We often lament the slow pace of government action when it comes to a plethora of matters that need to have a remedy applied. There is no doubt that the coronavirus which has impacted the health and well-being of people along with the national economy deserved the full attention of the government. I was pleased with each of the COVID relief measures passed by Congress. It was not lost on anyone that when that body wants to act they can move in a speedy fashion to address a most valid concern.
While the recent actions of Congress this year are most welcome, it needs to be asked in light of the horrific news from Colorado how the tens of thousands of gun-related deaths each year in the nation have not been regarded with the same urgency? How has Congress not acted with equal resolve about mass shootings?
Congressional negotiators were able to artfully deal with who received federal aid payments, how to dodge the minimum wage issue, and put in place a smart program to deal with child poverty. I applaud the legislation and I applaud the fast movement taken by elected officials who cared enough to assist citizens and help percolate the national economy. But ask yourself, given the violent displays of bloodshed from handguns and military-style assault weapons, all of which are too readily available among the populace, how it is not possible to have the same determination to speedily move gun control legislation.
More than 41,500 people died by gun violence in 2020, which was an awful record, according to the independent data collection and research group Gun Violence Archive. That included more than 23,000 people who died by suicide. Annual firearm deaths have never exceeded 40,000 since at least 1981, according to data from the Centers for Disease Control and Prevention.
With the grim news Monday afternoon from Colorado comes data to show that state had more mass shootings per capita than all but four states. The Census-designated Denver metropolitan statistical area had more school shootings per capita since 1999 than any of the country’s 24 other largest metro areas. Volumes of data exists to show nationwide the mass shootings cases abound, even though it needs to be noted most gun deaths are not from such acts where four or more people are shot.
In other words, there are many avenues of gun violence that need to be addressed. The speed that lawmakers can act has been noted, with the COVID legislation. But we should not forget that there are other pressing matters in this nation that also need bold and decisive action from Congress. The absence of such determination, when it comes to gun legislation, underscores the reality of who buys and controls Congress.
The reason is the NRA.
The sad fact is on any given day the average citizen knows they can be killed with a gun from an unstable and angry person who obtained the weapon and ammo with complete ease. That ability is in law, but runs counter to logic and common sense.
Every nation has angry people and mental health issues galore, but it is only here in America that we say to those people, here is an assault weapon! And please do not forget to stock up on your ammo supply, too. It is patently absurd.
When polls are taken, regardless of the firm doing the questioning the results continuously show overwhelming support for the passage of legislation demanding universal background checks. There is strong majority support for both a ban on high-capacity magazines and also a ban on assault-style weapons.

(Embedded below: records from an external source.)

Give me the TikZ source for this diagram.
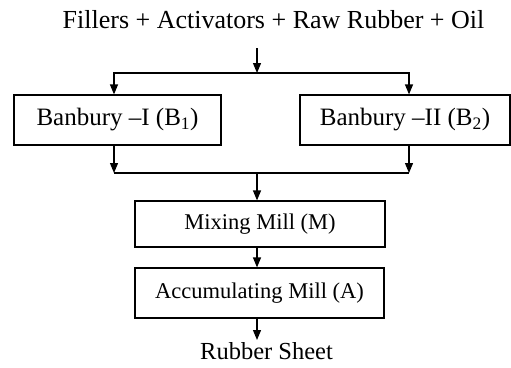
\documentclass[tikz,border=0pt]{standalone}
\usepackage{fontspec}
\setmainfont{Liberation Serif}
\usetikzlibrary{arrows.meta,positioning,calc}

\begin{document}
\begin{tikzpicture}[x=1pt,y=-1pt,
    line width=1.2pt,
    flow/.style={-{Triangle[length=10pt,width=8pt]}},
    label/.style={font=\fontsize{26}{31}\selectfont, inner sep=0pt, anchor=base},
    bigbox/.style={draw, minimum height=50pt, inner sep=0pt, font=\fontsize{25}{30}\selectfont},
    millbox/.style={draw, minimum height=50pt, inner sep=0pt, font=\fontsize{22.5}{27}\selectfont}]
    \useasboundingbox (0,0) rectangle (511,367);

    % Feed and split
    \node[label] (feed) at (273.5,28) {Fillers + Activators + Raw Rubber + Oil};
    \coordinate (top) at (257,48);
    \coordinate (split) at (257,73);
    \coordinate (lx) at (114,0);
    \coordinate (rx) at (409,0);

    % Banbury mixers
    \node[bigbox, minimum width=207pt] (ban1) at (117.5,120) {Banbury –I (B\textsubscript{1})};
    \node[bigbox, minimum width=210pt] (ban2) at (405,120) {Banbury –II (B\textsubscript{2})};

    % Mills
    \coordinate (join) at (257,173);
    \node[millbox, minimum width=250pt, minimum height=46pt] (mix) at (260,224) {Mixing Mill (M)};
    \node[millbox, minimum width=249pt] (acc) at (259.5,293) {Accumulating Mill (A)};

    % Product
    \node[label, font=\fontsize{24.5}{29}\selectfont] (sheet) at (266.5,359) {Rubber Sheet};
    \coordinate (out) at (257,340);

    % Connectors
    \draw[flow] (top) -- (split);
    \draw[flow] (split) -| (lx |- ban1.north);
    \draw[flow] (split) -| (rx |- ban2.north);
    \draw[flow] (lx |- ban1.south) -- (lx |- join);
    \draw[flow] (rx |- ban2.south) -- (rx |- join);
    \draw (lx |- join) -- (rx |- join);
    \draw[flow] (join) -- (join |- mix.north);
    \draw[flow] (join |- mix.south) -- (join |- acc.north);
    \draw[flow] (join |- acc.south) -- (out);
\end{tikzpicture}
\end{document}
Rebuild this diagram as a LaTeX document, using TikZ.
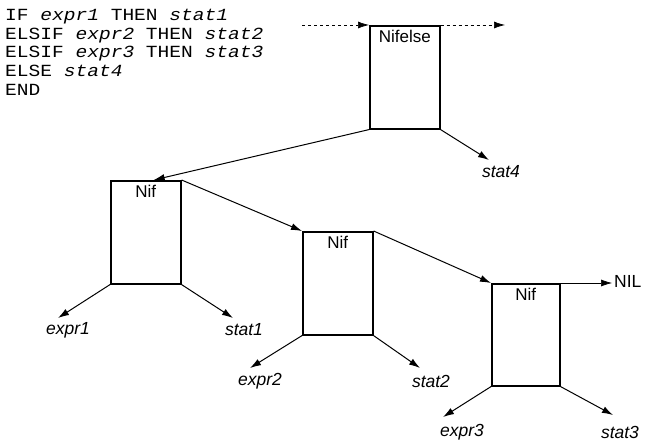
\documentclass[tikz,border=0pt]{standalone}
\usepackage{fontspec}
\setmainfont{Liberation Sans}
\newfontfamily\codefont[FakeStretch=1.15]{Liberation Mono}
\usetikzlibrary{arrows.meta,calc}
\tikzset{
  box/.style={draw, line width=1.6pt, minimum width=70pt, minimum height=103pt, anchor=north west, inner sep=0pt},
  boxlabel/.style={anchor=north, inner sep=0pt, font=\fontsize{17}{17}\selectfont, yshift=-4.5pt},
  arr/.style={draw, line width=1pt, -{Latex[length=11pt,width=7pt]}},
  darr/.style={arr, line width=0.7pt, dash pattern=on 3pt off 3pt},
  lbl/.style={inner sep=0pt, font=\fontsize{17.5}{17.5}\selectfont\itshape},
  code/.style={anchor=base west, inner sep=0pt, font=\fontsize{17}{17}\codefont}
}
\begin{document}
\begin{tikzpicture}[x=1pt,y=-1pt]
\useasboundingbox (0,0) rectangle (645,443);
% code
\node[code] (l1) at (5,21) {IF \textit{expr1} THEN \textit{stat1}};
\node[code] (l2) at (5,40) {ELSIF \textit{expr2} THEN \textit{stat2}};
\node[code] (l3) at (5,58) {ELSIF \textit{expr3} THEN \textit{stat3}};
\node[code] (l4) at (5,77) {ELSE \textit{stat4}};
\node[code] (l5) at (5,96) {END};
% boxes
\node[box] (n0) at (369,25) {};
\node[boxlabel] (t0) at (n0.north) {Nifelse};
\node[box] (n1) at (110,180) {};
\node[boxlabel] (t1) at (n1.north) {Nif};
\node[box] (n2) at (302,231) {};
\node[boxlabel] (t2) at (n2.north) {Nif};
\node[box, minimum width=68pt, minimum height=102pt] (n3) at (491,283) {};
\node[boxlabel] (t3) at (n3.north) {Nif};
% dashed in/out
\coordinate (din) at (302,25);
\coordinate (dout) at (505,25);
\draw[darr] (din) -- (n0.north west);
\draw[darr] (n0.north east) -- (dout);
% links
\coordinate (n1in) at ($(n1.north west)!0.61!(n1.north east)$);
\draw[arr] (n0.south west) -- (n1in);
\draw[arr] (n1.north east) -- (n2.north west);
\draw[arr] (n2.north east) -- (n3.north west);
% NIL
\coordinate (nilend) at (612,283);
\node[inner sep=0pt, anchor=west, font=\fontsize{17.5}{17.5}\selectfont] (nil) at (614,281) {NIL};
\draw[arr, line width=0.6pt] (n3.north east) -- (nilend);
% leaves
\coordinate (e4) at (489,160);
\node[lbl] (s4) at (501,172) {stat4};
\draw[arr] (n0.south east) -- (e4);

\coordinate (ex1) at (58,318);
\node[lbl] (x1) at (68,330) {expr1};
\draw[arr] (n1.south west) -- (ex1);
\coordinate (es1) at (233,318);
\node[lbl] (s1) at (244,330) {stat1};
\draw[arr] (n1.south east) -- (es1);

\coordinate (ex2) at (250,368);
\node[lbl] (x2) at (260,381) {expr2};
\draw[arr] (n2.south west) -- (ex2);
\coordinate (es2) at (420,368);
\node[lbl] (s2) at (431,381) {stat2};
\draw[arr] (n2.south east) -- (es2);

\coordinate (ex3) at (443,417);
\node[lbl] (x3) at (462,432) {expr3};
\draw[arr] (n3.south west) -- (ex3);
\coordinate (es3) at (613,415);
\node[lbl] (s3) at (620,432) {stat3};
\draw[arr] (n3.south east) -- (es3);
\end{tikzpicture}
\end{document}
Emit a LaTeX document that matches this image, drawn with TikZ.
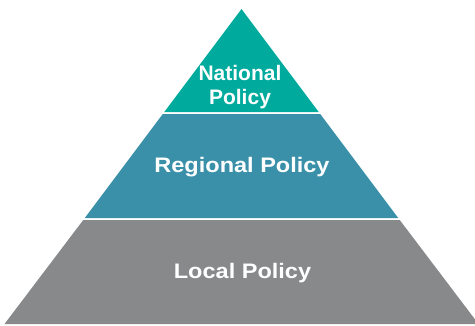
\documentclass[tikz,border=0pt]{standalone}
\usepackage{fontspec}
\setmainfont{Liberation Sans}
\usepackage{graphicx}
\usetikzlibrary{positioning}

\definecolor{natcol}{RGB}{0,170,157}
\definecolor{regcol}{RGB}{57,144,168}
\definecolor{loccol}{RGB}{136,137,139}

\tikzset{
  lbl/.style={text=white, inner sep=0pt, font=\fontsize{21}{24}\selectfont\bfseries, align=center},
}

\begin{document}
\begin{tikzpicture}[x=1pt,y=-1pt]
    \useasboundingbox (0,0) rectangle (475,325);
    \clip (0,0) rectangle (475,325);
    % layers of the pyramid
    \fill[natcol] (241.5,9) -- (318.75,112) -- (164.25,112) -- cycle;
    \fill[regcol] (162.75,114) -- (320.25,114) -- (398.25,218) -- (84.75,218) -- cycle;
    \fill[loccol] (83.25,220) -- (399.75,220) -- (478.5,324) -- (4.5,324) -- cycle;

    \node[lbl, anchor=north] (nat) at (240,65) {National\\Policy};
    \node[lbl, anchor=base] (reg) at (242,172.3) {\scalebox{1.12}[1]{Regional Policy}};
    \node[lbl, anchor=base] (loc) at (242.5,278.3) {\scalebox{1.12}[1]{Local Policy}};
\end{tikzpicture}
\end{document}
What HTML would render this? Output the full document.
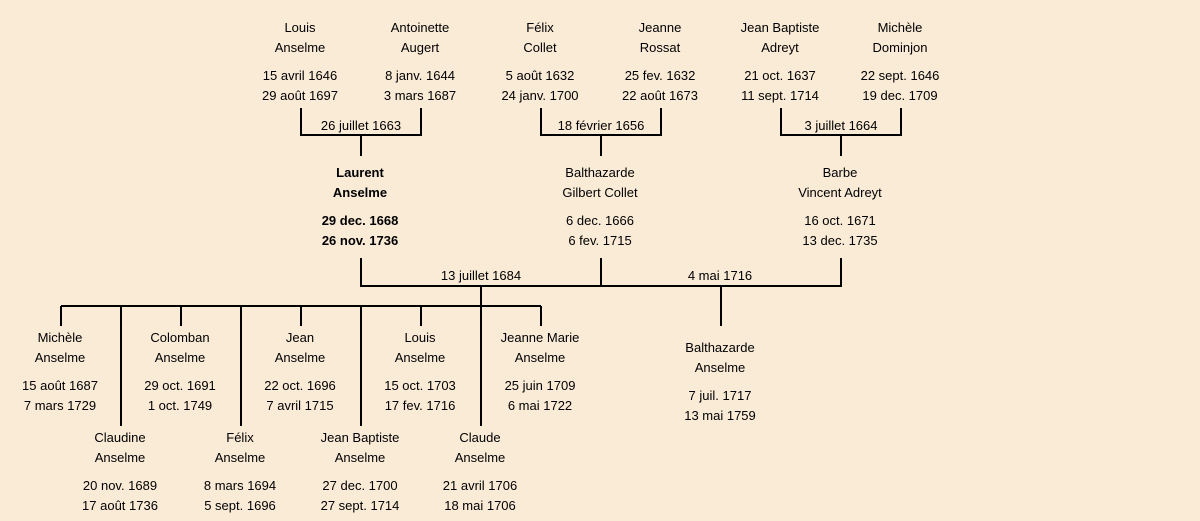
<!DOCTYPE html>
<html><head><meta charset="utf-8"><style>
html,body{margin:0;padding:0;background:#faebd7;}
svg{display:block}
text{font-family:"Liberation Sans",sans-serif;font-size:13px;fill:#000;text-anchor:middle}
.b{font-weight:bold}
</style></head><body>
<svg width="1200" height="521" viewBox="0 0 1200 521" xmlns="http://www.w3.org/2000/svg">
<rect width="1200" height="521" fill="#faebd7"/>
<g stroke="#000" stroke-width="2" fill="none">
<path d="M301 108V135H421V108 M361 135V156"/>
<path d="M541 108V135H661V108 M601 135V156"/>
<path d="M781 108V135H901V108 M841 135V156"/>
<path d="M361 258V286H841V258 M601 258V286 M481 286V306 M721 286V326"/>
<path d="M61 306H541 M61 306V326 M181 306V326 M301 306V326 M421 306V326 M541 306V326 M121 306V426 M241 306V426 M361 306V426 M481 306V426"/>
</g>
<g>
<text x="300" y="32">Louis</text><text x="300" y="52">Anselme</text><text x="300" y="80">15 avril 1646</text><text x="300" y="100">29 août 1697</text>
<text x="420" y="32">Antoinette</text><text x="420" y="52">Augert</text><text x="420" y="80">8 janv. 1644</text><text x="420" y="100">3 mars 1687</text>
<text x="540" y="32">Félix</text><text x="540" y="52">Collet</text><text x="540" y="80">5 août 1632</text><text x="540" y="100">24 janv. 1700</text>
<text x="660" y="32">Jeanne</text><text x="660" y="52">Rossat</text><text x="660" y="80">25 fev. 1632</text><text x="660" y="100">22 août 1673</text>
<text x="780" y="32">Jean Baptiste</text><text x="780" y="52">Adreyt</text><text x="780" y="80">21 oct. 1637</text><text x="780" y="100">11 sept. 1714</text>
<text x="900" y="32">Michèle</text><text x="900" y="52">Dominjon</text><text x="900" y="80">22 sept. 1646</text><text x="900" y="100">19 dec. 1709</text>

<text x="361" y="130">26 juillet 1663</text>
<text x="601" y="130">18 février 1656</text>
<text x="841" y="130">3 juillet 1664</text>

<text class="b" x="360" y="177">Laurent</text><text class="b" x="360" y="197">Anselme</text><text class="b" x="360" y="225">29 dec. 1668</text><text class="b" x="360" y="245">26 nov. 1736</text>
<text x="600" y="177">Balthazarde</text><text x="600" y="197">Gilbert Collet</text><text x="600" y="225">6 dec. 1666</text><text x="600" y="245">6 fev. 1715</text>
<text x="840" y="177">Barbe</text><text x="840" y="197">Vincent Adreyt</text><text x="840" y="225">16 oct. 1671</text><text x="840" y="245">13 dec. 1735</text>

<text x="481" y="280">13 juillet 1684</text>
<text x="720" y="280">4 mai 1716</text>

<text x="60" y="342">Michèle</text><text x="60" y="362">Anselme</text><text x="60" y="390">15 août 1687</text><text x="60" y="410">7 mars 1729</text>
<text x="180" y="342">Colomban</text><text x="180" y="362">Anselme</text><text x="180" y="390">29 oct. 1691</text><text x="180" y="410">1 oct. 1749</text>
<text x="300" y="342">Jean</text><text x="300" y="362">Anselme</text><text x="300" y="390">22 oct. 1696</text><text x="300" y="410">7 avril 1715</text>
<text x="420" y="342">Louis</text><text x="420" y="362">Anselme</text><text x="420" y="390">15 oct. 1703</text><text x="420" y="410">17 fev. 1716</text>
<text x="540" y="342">Jeanne Marie</text><text x="540" y="362">Anselme</text><text x="540" y="390">25 juin 1709</text><text x="540" y="410">6 mai 1722</text>

<text x="120" y="442">Claudine</text><text x="120" y="462">Anselme</text><text x="120" y="490">20 nov. 1689</text><text x="120" y="510">17 août 1736</text>
<text x="240" y="442">Félix</text><text x="240" y="462">Anselme</text><text x="240" y="490">8 mars 1694</text><text x="240" y="510">5 sept. 1696</text>
<text x="360" y="442">Jean Baptiste</text><text x="360" y="462">Anselme</text><text x="360" y="490">27 dec. 1700</text><text x="360" y="510">27 sept. 1714</text>
<text x="480" y="442">Claude</text><text x="480" y="462">Anselme</text><text x="480" y="490">21 avril 1706</text><text x="480" y="510">18 mai 1706</text>

<text x="720" y="352">Balthazarde</text><text x="720" y="372">Anselme</text><text x="720" y="400">7 juil. 1717</text><text x="720" y="420">13 mai 1759</text>
</g>
</svg>
</body></html>
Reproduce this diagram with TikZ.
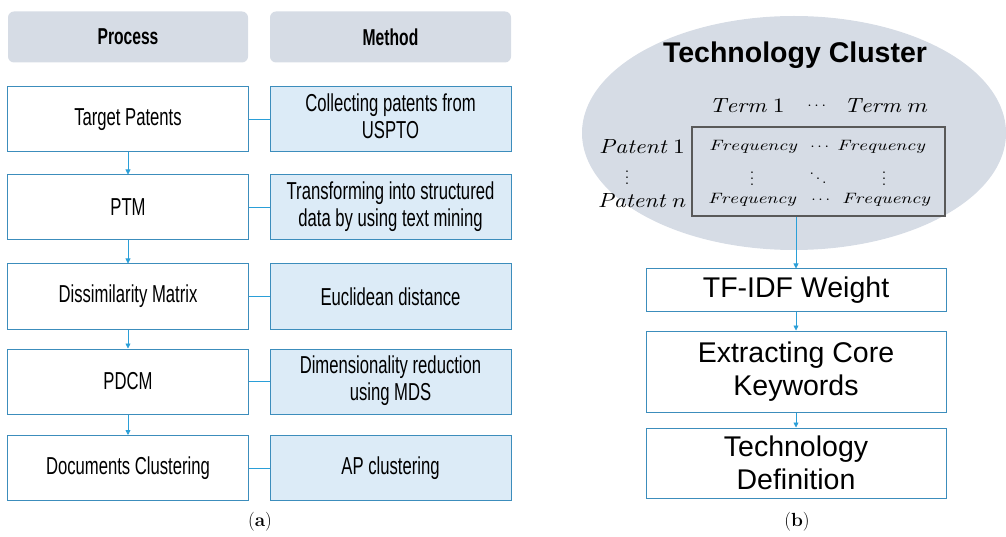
\RequirePackage{fix-cm}
\documentclass[tikz,border=0pt]{standalone}
\usepackage{amsmath}
\usepackage{fontspec}
\setsansfont{Liberation Sans}
\usetikzlibrary{arrows.meta}
\definecolor{hdr}{HTML}{D6DCE5}
\definecolor{bord}{HTML}{3C8DBC}
\definecolor{mfill}{HTML}{DCEBF7}
\definecolor{arr}{HTML}{2A9FD8}
\definecolor{mat}{HTML}{595959}
\newcommand{\cnd}[1]{\scalebox{0.68}[1]{#1}}
\newcommand{\mbg}[1]{\scalebox{2.35}[2.05]{$#1$}}
\newcommand{\msm}[1]{\scalebox{1.95}[1.5]{$#1$}}
\newcommand{\mdt}[1]{\scalebox{1.6}[1.5]{$#1$}}
\begin{document}
\begin{tikzpicture}[x=1pt,y=-1pt,
  hdrbox/.style={fill=hdr,rounded corners=6pt,draw=none},
  probox/.style={draw=bord,line width=1pt,fill=white},
  metbox/.style={draw=bord,line width=1pt,fill=mfill},
  link/.style={draw=arr,line width=0.8pt},
  flow/.style={draw=arr,line width=0.8pt,-{Triangle[length=5pt,width=5pt]}},
  ltxt/.style={font=\sffamily\fontsize{24.5}{27}\selectfont,align=center},
  htxt/.style={font=\sffamily\bfseries\fontsize{23}{26}\selectfont},
  rtxt/.style={font=\sffamily\fontsize{28.5}{33}\selectfont,align=center},
  mtx/.style={inner sep=0pt},
  captxt/.style={font=\fontsize{19}{22}\selectfont}]
\useasboundingbox (0,0) rectangle (1006,537);
% headers
\node[hdrbox,minimum width=240pt,minimum height=51pt] (hp) at (128,37) {};
\node[htxt] at (hp) {\cnd{Process}};
\node[hdrbox,minimum width=241pt,minimum height=51pt] (hm) at (390.5,37) {};
\node[htxt] at (hm) {\cnd{Method}};
% process boxes
\foreach \n/\yy/\t in {p1/119.5/Target Patents,p2/207.5/PTM,p3/296.5/Dissimilarity Matrix,p4/381.5/PDCM,p5/468/Documents Clustering}{
  \node[probox,minimum width=241pt,minimum height=65pt] (\n) at (128,\yy) {};
  \node[ltxt] at (\n) {\cnd{\t}};
}
\node[metbox,minimum width=241pt,minimum height=65pt] (m1) at (390.5,119.5) {};
\node[ltxt] at (m1) {\cnd{\begin{tabular}{@{}c@{}}Collecting patents from\\USPTO\end{tabular}}};
\node[metbox,minimum width=241pt,minimum height=65pt] (m2) at (390.5,207.5) {};
\node[ltxt] at (m2) {\cnd{\begin{tabular}{@{}c@{}}Transforming into structured\\data by using text mining\end{tabular}}};
\node[metbox,minimum width=241pt,minimum height=65pt] (m3) at (390.5,296.5) {};
\node[ltxt] at (m3) {\cnd{Euclidean distance}};
\node[metbox,minimum width=241pt,minimum height=65pt] (m4) at (390.5,381.5) {};
\node[ltxt] at (m4) {\cnd{\begin{tabular}{@{}c@{}}Dimensionality reduction\\using MDS\end{tabular}}};
\node[metbox,minimum width=241pt,minimum height=65pt] (m5) at (390.5,468) {};
\node[ltxt] at (m5) {\cnd{AP clustering}};
\foreach \i in {1,...,5}{\draw[link] (p\i.east) -- (m\i.west);}
\foreach \i/\j in {1/2,2/3,3/4,4/5}{\draw[flow] (p\i.south) -- (p\j.north);}
\node[captxt] (capa) at (260,522) {(\textbf{a})};
% right part
\fill[hdr] (794,133) ellipse [x radius=212, y radius=117];
\node[font=\sffamily\bfseries\fontsize{28.5}{32}\selectfont] (tc) at (795,55) {Technology Cluster};
\node[draw=mat,line width=2pt,minimum width=253pt,minimum height=89pt] (mx) at (818,172) {};
\node[mtx] (t1) at (747,106) {\mbg{\mathit{Term}\;1}};
\node[mtx] (td) at (818,106) {\mdt{\cdots}};
\node[mtx] (tm) at (886,106) {\mbg{\mathit{Term}\;m}};
\node[mtx] (pa1) at (642,147) {\mbg{\mathit{Patent}\;1}};
\node[mtx] (pav) at (627,173) {\mdt{\vdots}};
\node[mtx] (pan) at (642,201) {\mbg{\mathit{Patent}\;n}};
\node[mtx] (f11) at (753,147) {\msm{\mathit{Frequency}}};
\node[mtx] (f1d) at (821,147) {\mdt{\cdots}};
\node[mtx] (f1m) at (881,147) {\msm{\mathit{Frequency}}};
\node[mtx] (fv1) at (752,174) {\mdt{\vdots}};
\node[mtx] (fdd) at (818,174) {\mdt{\ddots}};
\node[mtx] (fvm) at (884,174) {\mdt{\vdots}};
\node[mtx] (fn1) at (752,200) {\msm{\mathit{Frequency}}};
\node[mtx] (fnd) at (822,200) {\mdt{\cdots}};
\node[mtx] (fnm) at (886,200) {\msm{\mathit{Frequency}}};
\node[probox,minimum width=300pt,minimum height=42pt] (b1) at (796,290) {};
\node[rtxt] at (b1) {TF-IDF Weight};
\node[probox,minimum width=300pt,minimum height=81pt] (b2) at (796,371.5) {};
\node[rtxt] at (b2) {Extracting Core\\Keywords};
\node[probox,minimum width=300pt,minimum height=70pt] (b3) at (796,463) {};
\node[rtxt] at (b3) {Technology\\Definition};
\draw[flow] (b1.north |- mx.south) -- (b1.north);
\draw[flow] (b1.south) -- (b2.north);
\draw[flow] (b2.south) -- (b3.north);
\node[captxt] (capb) at (797,522) {(\textbf{b})};
\end{tikzpicture}
\end{document}
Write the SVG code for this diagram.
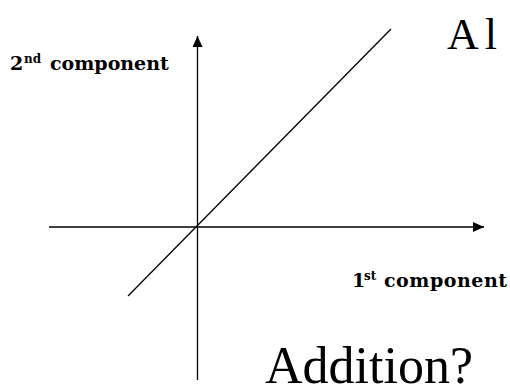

In 2016, after the gut-wrenching mass shooting in Orlando. I had the opportunity to speak at the Madison Capitol rally. From the heart I spoke about the loss of life that forced our nation to lower flags half-mast and how the NRA needs to be curtailed. I stressed that our sense of loss, anger, and fear as a nation needed to be translated into a passion for urging Congress to write and pass meaningful gun control measures.
I also urged people to have conversations not just with folks we agree with but everyone as we must send a message that this gun violence must end. It starts with you and me.
We have seen the will of Congress can move a powerful and costly measure to combat COVID and stir the economy. Surely, the mounting death toll from mass shootings and gun violence should also merit the same urgency.